Entre os quatro reinos, o que nos diferencia dos demais, diz-nos o também filósofo Rudolf Steiner, é o termos as mãos livres. As nossas mãos tornam-se livres quando o nosso pensar é livre. A liberdade das mãos está ligada à liberdade do pensamento. Se abdicamos de pensar em liberdade (ou seja, sem estarmos sujeitos à manipulação alheia, por exemplo), abdicamos da responsabilidade sobre as nossas ações/mãos, e abdicamos da própria condição humana. Arendt distancia-se da sua problemática individual de judia perseguida e encarcerada, exilada e asilada, para aproximar-se do sujeito Eichmann. Afasta-se, creio, de seus pré-conceitos, das suas pré-suposições, para poder efetivamente compreender quem é e que motivações teve esse homem para fazer o que fez – para poder pensar em liberdade. Esse distanciamento é condição de uma maior objetividade, e uma maior objetividade firma ideias que deixam de estar tão sujeitas aos vieses das nossas subjetividades e idiossincrasias, assim como das alheias.

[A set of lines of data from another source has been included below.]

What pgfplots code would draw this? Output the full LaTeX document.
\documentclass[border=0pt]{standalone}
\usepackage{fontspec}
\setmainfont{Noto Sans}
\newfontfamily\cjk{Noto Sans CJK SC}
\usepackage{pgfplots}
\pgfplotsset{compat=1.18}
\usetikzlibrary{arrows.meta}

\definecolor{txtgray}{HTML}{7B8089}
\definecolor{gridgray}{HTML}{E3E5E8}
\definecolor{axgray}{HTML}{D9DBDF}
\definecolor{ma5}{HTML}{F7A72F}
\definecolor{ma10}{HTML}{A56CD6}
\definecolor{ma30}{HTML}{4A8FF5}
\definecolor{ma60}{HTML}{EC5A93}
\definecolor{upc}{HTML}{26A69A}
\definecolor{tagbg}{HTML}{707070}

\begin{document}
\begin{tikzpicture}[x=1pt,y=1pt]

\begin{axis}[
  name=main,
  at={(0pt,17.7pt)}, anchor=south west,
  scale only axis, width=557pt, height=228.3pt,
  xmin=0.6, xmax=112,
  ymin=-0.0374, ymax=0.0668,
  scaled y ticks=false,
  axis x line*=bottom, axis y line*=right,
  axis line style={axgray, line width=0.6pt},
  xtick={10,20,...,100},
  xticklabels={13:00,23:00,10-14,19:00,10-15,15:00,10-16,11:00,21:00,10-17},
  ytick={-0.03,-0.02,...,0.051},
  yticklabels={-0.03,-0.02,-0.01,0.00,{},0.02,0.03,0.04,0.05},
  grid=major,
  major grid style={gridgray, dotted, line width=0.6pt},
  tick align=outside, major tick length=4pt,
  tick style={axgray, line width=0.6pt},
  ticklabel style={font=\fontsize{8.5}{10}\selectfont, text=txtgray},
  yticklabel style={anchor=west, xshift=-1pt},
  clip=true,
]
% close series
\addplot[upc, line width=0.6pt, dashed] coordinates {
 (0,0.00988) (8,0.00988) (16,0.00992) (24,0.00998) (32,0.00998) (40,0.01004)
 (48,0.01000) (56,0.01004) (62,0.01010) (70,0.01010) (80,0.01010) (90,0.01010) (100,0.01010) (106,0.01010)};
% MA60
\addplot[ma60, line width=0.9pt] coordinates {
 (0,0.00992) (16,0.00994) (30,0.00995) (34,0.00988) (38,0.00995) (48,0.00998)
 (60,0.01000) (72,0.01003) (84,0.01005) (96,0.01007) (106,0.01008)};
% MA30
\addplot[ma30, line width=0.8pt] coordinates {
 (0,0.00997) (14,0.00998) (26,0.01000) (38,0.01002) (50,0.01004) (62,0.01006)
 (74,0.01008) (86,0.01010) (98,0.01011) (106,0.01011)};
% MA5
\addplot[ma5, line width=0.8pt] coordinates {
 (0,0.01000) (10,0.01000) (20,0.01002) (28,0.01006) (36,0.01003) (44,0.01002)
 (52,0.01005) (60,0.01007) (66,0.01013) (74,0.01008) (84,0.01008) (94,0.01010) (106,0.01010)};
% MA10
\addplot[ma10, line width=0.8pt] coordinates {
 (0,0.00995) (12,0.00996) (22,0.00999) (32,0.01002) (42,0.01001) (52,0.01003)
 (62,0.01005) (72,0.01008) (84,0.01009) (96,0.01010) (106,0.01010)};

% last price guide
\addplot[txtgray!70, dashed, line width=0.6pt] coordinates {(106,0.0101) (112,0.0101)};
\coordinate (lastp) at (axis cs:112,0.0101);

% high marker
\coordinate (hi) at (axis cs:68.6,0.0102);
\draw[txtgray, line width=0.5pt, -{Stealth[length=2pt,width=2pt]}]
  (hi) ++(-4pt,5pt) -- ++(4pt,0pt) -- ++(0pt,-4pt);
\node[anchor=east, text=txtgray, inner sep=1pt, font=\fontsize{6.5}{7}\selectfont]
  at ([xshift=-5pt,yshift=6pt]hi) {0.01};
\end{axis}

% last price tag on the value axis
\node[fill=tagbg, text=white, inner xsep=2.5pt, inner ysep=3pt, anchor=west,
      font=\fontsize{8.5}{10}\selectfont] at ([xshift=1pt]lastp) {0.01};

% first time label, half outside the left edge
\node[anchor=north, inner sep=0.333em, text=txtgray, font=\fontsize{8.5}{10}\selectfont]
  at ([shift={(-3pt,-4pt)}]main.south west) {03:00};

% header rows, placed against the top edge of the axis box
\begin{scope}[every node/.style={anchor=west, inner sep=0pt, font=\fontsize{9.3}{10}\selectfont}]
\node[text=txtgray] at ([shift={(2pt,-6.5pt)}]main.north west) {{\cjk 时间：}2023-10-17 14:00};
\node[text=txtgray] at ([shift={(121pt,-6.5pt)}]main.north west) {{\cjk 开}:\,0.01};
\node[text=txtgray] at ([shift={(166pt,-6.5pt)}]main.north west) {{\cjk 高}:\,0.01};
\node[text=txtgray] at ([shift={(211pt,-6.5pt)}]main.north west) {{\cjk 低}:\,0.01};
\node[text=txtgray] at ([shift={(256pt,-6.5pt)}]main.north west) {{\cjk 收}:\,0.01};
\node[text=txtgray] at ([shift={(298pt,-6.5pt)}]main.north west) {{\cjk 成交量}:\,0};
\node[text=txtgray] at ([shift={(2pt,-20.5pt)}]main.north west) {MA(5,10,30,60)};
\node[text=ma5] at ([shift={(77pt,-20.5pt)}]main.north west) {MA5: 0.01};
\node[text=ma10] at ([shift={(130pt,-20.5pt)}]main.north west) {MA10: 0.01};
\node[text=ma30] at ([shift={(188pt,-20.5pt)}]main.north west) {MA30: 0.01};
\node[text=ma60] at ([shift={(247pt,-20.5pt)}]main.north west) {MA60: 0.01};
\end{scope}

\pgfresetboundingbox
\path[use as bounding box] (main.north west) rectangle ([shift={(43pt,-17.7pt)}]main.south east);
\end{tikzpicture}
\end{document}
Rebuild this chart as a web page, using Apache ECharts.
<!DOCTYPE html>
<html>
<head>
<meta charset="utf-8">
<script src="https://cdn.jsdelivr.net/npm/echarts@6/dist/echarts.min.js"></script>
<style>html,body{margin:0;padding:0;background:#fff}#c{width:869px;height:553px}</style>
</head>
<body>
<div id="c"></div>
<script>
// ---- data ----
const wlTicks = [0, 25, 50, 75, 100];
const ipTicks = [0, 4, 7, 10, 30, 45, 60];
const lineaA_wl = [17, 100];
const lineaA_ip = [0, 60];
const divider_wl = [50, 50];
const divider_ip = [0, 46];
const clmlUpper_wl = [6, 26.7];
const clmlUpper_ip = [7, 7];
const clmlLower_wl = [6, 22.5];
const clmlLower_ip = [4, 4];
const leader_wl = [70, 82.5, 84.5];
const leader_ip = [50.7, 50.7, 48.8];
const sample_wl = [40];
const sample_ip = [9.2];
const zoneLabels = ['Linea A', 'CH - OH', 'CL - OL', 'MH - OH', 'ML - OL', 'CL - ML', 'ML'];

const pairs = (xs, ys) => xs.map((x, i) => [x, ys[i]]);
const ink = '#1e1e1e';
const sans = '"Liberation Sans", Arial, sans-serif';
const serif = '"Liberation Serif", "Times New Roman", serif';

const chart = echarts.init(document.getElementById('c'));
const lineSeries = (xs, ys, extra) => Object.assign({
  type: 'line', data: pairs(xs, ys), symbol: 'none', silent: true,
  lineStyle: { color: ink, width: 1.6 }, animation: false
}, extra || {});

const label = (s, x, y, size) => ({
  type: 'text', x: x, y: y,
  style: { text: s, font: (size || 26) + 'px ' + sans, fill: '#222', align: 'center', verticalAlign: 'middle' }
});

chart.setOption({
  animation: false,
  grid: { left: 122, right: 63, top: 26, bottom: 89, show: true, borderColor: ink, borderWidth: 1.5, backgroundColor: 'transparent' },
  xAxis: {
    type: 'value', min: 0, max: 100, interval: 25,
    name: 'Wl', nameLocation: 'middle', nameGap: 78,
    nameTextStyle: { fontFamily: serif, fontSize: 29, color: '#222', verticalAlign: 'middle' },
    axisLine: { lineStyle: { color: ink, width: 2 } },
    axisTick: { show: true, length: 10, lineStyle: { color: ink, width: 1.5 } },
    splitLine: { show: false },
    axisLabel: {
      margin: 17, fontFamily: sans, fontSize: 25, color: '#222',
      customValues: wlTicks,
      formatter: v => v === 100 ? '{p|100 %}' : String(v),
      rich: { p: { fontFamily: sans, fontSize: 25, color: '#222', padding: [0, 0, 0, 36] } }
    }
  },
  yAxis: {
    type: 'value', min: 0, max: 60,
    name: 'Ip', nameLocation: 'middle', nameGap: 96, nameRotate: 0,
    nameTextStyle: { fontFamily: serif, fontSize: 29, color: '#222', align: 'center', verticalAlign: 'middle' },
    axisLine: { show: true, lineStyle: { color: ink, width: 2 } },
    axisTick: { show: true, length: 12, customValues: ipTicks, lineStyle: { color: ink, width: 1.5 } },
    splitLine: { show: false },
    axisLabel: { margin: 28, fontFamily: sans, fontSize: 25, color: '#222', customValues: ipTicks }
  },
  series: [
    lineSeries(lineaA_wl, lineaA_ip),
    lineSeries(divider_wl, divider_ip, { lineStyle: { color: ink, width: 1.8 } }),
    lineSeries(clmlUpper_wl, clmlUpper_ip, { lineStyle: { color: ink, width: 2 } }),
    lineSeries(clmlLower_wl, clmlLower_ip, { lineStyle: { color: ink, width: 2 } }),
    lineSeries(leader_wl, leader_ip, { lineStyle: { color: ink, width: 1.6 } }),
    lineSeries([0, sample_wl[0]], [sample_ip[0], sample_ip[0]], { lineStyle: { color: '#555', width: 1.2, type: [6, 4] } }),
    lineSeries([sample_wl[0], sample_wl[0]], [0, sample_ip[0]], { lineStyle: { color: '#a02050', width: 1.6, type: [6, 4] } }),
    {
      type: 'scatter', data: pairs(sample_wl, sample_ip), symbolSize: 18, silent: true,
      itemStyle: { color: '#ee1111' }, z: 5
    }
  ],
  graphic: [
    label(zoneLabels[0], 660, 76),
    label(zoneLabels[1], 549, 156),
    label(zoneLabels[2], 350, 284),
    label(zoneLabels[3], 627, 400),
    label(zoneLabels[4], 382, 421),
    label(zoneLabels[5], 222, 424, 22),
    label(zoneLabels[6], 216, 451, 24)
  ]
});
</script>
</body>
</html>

Arendt foi duramente acusada, especialmente pela comunidade judia da época, de não condenar a culpa aparentemente óbvia ao monstro nazista. No filme, a cena de sua última aula é um primor de construção de pensamento – para ela, tentar compreender um homem não é perdoá-lo, mas suportá-lo naquilo que ele, de fato, é. Tentar compreender não é perdoar. Eichmann, para ela, abdicou da sua condição humana ao abdicar da capacidade de pensar em liberdade – e, consequentemente, de poder julgar a própria ação como boa ou má. Condená-lo por isso é não compreender e não compreender é não alcançar a capacidade de julgar. Eichmann é culpado de várias coisas, mas de não um crime contra a Humanidade, pois sequer tinha consciência da existência de uma Humanidade à qual a sua ação obediente se dirigia.

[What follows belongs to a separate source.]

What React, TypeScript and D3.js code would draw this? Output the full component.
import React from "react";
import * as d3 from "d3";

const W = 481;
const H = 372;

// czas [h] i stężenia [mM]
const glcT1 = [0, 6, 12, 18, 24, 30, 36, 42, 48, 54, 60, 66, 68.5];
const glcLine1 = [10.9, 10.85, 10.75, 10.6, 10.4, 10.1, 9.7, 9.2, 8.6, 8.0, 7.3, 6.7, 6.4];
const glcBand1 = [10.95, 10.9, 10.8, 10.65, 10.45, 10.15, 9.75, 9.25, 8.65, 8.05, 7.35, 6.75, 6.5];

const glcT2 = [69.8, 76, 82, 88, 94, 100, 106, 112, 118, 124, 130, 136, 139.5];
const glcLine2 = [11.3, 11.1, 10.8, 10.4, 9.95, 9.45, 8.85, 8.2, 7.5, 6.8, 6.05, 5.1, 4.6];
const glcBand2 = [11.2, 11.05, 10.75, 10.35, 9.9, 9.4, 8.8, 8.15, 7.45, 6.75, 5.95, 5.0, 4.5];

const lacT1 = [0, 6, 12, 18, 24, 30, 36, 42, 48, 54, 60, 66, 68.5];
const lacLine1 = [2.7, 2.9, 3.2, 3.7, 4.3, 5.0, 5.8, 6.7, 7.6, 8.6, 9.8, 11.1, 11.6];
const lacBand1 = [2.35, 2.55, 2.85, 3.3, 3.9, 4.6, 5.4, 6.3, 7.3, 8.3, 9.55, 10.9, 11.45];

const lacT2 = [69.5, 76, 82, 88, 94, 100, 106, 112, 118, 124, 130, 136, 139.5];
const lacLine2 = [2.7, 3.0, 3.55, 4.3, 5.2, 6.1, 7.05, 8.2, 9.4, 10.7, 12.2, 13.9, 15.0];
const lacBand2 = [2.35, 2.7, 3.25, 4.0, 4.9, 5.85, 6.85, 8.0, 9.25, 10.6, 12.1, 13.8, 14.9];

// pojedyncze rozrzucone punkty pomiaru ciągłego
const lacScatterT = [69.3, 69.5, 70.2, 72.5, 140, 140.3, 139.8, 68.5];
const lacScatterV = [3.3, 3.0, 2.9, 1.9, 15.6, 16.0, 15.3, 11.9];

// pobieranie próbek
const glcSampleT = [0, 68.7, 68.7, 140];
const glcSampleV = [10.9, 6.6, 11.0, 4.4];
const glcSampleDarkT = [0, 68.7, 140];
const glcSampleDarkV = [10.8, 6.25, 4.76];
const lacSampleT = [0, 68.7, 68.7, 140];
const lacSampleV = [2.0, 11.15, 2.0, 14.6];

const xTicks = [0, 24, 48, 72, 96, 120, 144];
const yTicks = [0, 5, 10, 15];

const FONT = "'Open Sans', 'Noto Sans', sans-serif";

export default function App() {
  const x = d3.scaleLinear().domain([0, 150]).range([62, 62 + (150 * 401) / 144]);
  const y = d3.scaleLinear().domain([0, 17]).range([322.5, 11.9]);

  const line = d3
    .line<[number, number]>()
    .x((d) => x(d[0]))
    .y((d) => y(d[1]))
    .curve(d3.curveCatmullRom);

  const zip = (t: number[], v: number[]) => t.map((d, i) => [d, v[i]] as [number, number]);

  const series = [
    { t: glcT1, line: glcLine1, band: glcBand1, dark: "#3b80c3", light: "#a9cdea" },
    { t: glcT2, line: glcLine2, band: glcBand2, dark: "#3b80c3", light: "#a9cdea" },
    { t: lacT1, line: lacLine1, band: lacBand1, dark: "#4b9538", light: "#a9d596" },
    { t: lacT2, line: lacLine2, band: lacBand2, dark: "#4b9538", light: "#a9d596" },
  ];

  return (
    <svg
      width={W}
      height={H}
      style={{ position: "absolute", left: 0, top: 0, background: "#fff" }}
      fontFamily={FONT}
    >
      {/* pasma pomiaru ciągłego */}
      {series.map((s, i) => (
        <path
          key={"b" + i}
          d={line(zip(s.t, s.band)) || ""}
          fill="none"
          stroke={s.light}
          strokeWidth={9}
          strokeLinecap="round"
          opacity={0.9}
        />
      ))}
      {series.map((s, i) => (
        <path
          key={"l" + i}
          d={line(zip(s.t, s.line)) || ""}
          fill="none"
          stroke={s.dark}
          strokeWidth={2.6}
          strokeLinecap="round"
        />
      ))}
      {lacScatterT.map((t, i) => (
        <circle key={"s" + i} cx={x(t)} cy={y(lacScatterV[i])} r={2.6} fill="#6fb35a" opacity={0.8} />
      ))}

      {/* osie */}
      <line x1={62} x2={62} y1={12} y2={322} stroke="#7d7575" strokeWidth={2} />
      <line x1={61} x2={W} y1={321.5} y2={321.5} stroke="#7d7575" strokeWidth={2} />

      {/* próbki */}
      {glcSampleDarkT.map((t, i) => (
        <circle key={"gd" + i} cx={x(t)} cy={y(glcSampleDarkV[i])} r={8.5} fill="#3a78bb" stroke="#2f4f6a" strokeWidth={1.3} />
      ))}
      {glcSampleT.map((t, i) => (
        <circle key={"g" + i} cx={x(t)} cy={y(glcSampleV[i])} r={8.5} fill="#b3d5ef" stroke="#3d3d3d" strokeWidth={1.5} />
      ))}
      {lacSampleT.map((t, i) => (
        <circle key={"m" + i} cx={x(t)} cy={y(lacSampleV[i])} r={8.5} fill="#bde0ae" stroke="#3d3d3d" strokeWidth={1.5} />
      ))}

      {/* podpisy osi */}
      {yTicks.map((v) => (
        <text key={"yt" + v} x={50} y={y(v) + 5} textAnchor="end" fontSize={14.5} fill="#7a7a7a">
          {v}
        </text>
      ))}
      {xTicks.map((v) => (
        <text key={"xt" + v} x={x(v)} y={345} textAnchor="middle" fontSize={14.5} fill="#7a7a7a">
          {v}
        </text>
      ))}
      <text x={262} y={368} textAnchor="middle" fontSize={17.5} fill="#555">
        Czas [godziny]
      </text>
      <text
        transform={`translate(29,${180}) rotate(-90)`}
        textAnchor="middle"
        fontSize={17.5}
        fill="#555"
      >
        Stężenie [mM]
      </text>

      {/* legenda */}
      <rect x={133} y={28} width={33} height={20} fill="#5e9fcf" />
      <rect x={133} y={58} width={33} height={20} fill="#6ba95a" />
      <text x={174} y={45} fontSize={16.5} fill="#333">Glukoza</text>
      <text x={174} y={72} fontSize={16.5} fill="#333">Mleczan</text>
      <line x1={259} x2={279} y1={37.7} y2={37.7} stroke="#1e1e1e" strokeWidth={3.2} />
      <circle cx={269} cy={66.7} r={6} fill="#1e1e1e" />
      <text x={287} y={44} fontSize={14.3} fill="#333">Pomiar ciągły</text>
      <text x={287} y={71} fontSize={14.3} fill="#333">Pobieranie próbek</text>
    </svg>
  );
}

A banalidade do mal, percebida por Arendt na década de 60, é hoje prato do dia a dia. A nossa capacidade de pensar é refém de tantos detalhes e pequenos nadas, que somos arrastados e impelidos a não pensar sobre nada, ou a pensar de forma pasteurizada o que convém que pensemos. Pensar dentro da caixa em que precisamos caber, de preferência de forma silenciosa. Nada disso é a forma pensamento que liberta as nossas mãos. Para isso, diz Arendt, é preciso que exerçamos a nossa condição humana de seres pensantes, e que saiamos de dentro da caixa, com todos os riscos, possibilidades e probabilidades múltiplas que representa o que a própria caixa representa: ela mesma, seu exterior, seu interior e todos os seus planos paralelos. Boas coisas pra se pensar num Brasil que festeja a independência neste 7 de setembro e de uma Síria que nesse mesmo momento se arrisca a perder a sua.
“Open Box”, de Gavin Turk, 2008
Respostas de 4
Dedos que pensam, que legal!
E ainda se diz se alguém q tá meio louco "está fora da casinha"… Que tal mudar o dito para: "nossa, o cara tá precisando muito SAIR da caixinha" ?!?

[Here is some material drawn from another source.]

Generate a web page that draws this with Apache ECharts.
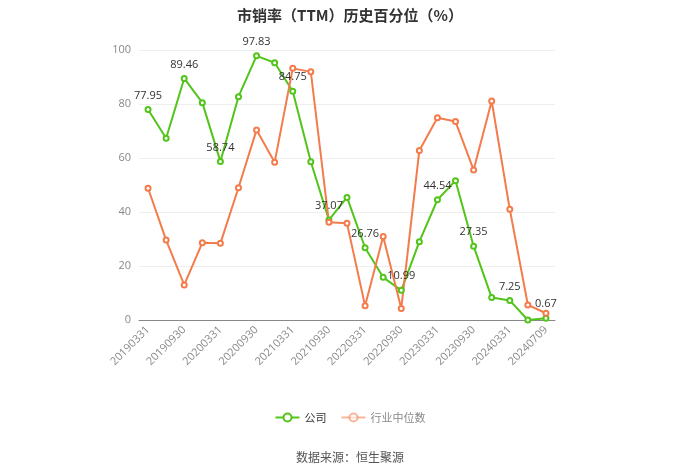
<!DOCTYPE html>
<html><head><meta charset="utf-8">
<script src="https://cdn.jsdelivr.net/npm/echarts@6/dist/echarts.min.js"></script>
<style>html,body{margin:0;padding:0;background:#fff}#c{width:700px;height:474px}</style>
</head><body><div id="c"></div>
<script>
const categories = ['20190331','20190630','20190930','20191231','20200331','20200630','20200930','20201231','20210331','20210630','20210930','20211231','20220331','20220630','20220930','20221231','20230331','20230630','20230930','20231231','20240331','20240630','20240709'];
const companyValues = [77.95,67.3,89.46,80.5,58.74,82.7,97.83,95.3,84.75,58.6,37.07,45.4,26.76,15.8,10.99,29.0,44.54,51.6,27.35,8.3,7.25,0.0,0.67];
const industryValues = [48.8,29.6,13.0,28.6,28.4,49.0,70.4,58.4,93.2,91.9,36.2,35.8,5.3,30.9,4.3,62.8,74.9,73.5,55.6,81.1,41.0,5.6,2.5];
const yTicks = [0,20,40,60,80,100];
const titleText = '市销率（TTM）历史百分位（%）';
const sourceText = '数据来源：恒生聚源';
const green = '#52c41a', orange = '#f47b4b';
const chart = echarts.init(document.getElementById('c'));
chart.setOption({
  animation:false,
  title:{text:titleText,left:'center',top:3,textStyle:{fontSize:15,fontWeight:'bold',color:'#333',fontFamily:'Noto Sans CJK SC'}},
  graphic:[{type:'text',left:'center',top:451,style:{text:sourceText,fill:'#555',fontSize:12,fontFamily:'Noto Sans CJK SC'}}],
  legend:{bottom:46,itemGap:14,itemWidth:24,itemHeight:10,textStyle:{fontSize:11,fontFamily:'Noto Sans CJK SC',color:'#333'},
    data:[{name:'公司'},{name:'行业中位数',itemStyle:{opacity:0.55},lineStyle:{opacity:0.55},textStyle:{color:'#888'}}]},
  grid:{left:139,right:145,top:50,bottom:154},
  xAxis:{type:'category',data:categories,boundaryGap:true,
    axisLine:{lineStyle:{color:'#888'}},axisTick:{alignWithLabel:true,interval:1,lineStyle:{color:'#888'}},
    axisLabel:{interval:1,rotate:45,color:'#888',fontSize:11,fontFamily:'Open Sans'}},
  yAxis:{type:'value',min:yTicks[0],max:yTicks[yTicks.length-1],interval:20,
    axisLine:{show:false},axisTick:{show:false},axisLabel:{color:'#888',fontSize:11,fontFamily:'Open Sans'},
    splitLine:{lineStyle:{color:'#eee'}}},
  series:[
    {name:'公司',type:'line',data:companyValues,symbol:'emptyCircle',symbolSize:5,showAllSymbol:true,
      itemStyle:{color:green},lineStyle:{color:green,width:2},
      label:{show:true,position:'top',color:'#333',fontSize:11,fontFamily:'Open Sans',
        formatter:p=>p.dataIndex%2===0?p.value.toFixed(2):''}},
    {name:'行业中位数',type:'line',data:industryValues,symbol:'emptyCircle',symbolSize:5,showAllSymbol:true,
      itemStyle:{color:orange},lineStyle:{color:orange,width:2}}
  ]
});
</script></body></html>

Hoje acordei com dedos muito pensantes, aprendo contigo,mestra querida!
See u soon, baboon 🙂
Love and light,
Neca Terra
Ana, demais….posso compartilhar na minha página? fiquei pensando na ausência de liberdade do pensamento dominado pela astralidade, pelo egoísmo…a manipulação de pensamento por aquilo que está fora de nós é um grande risco, mas também o é a manipulação do nosso pensamento pelas nossas próprias fraquezas….Posso compartilhar?
Parresia…
Claro que pode, Ivan – aliás, sempre que desejar.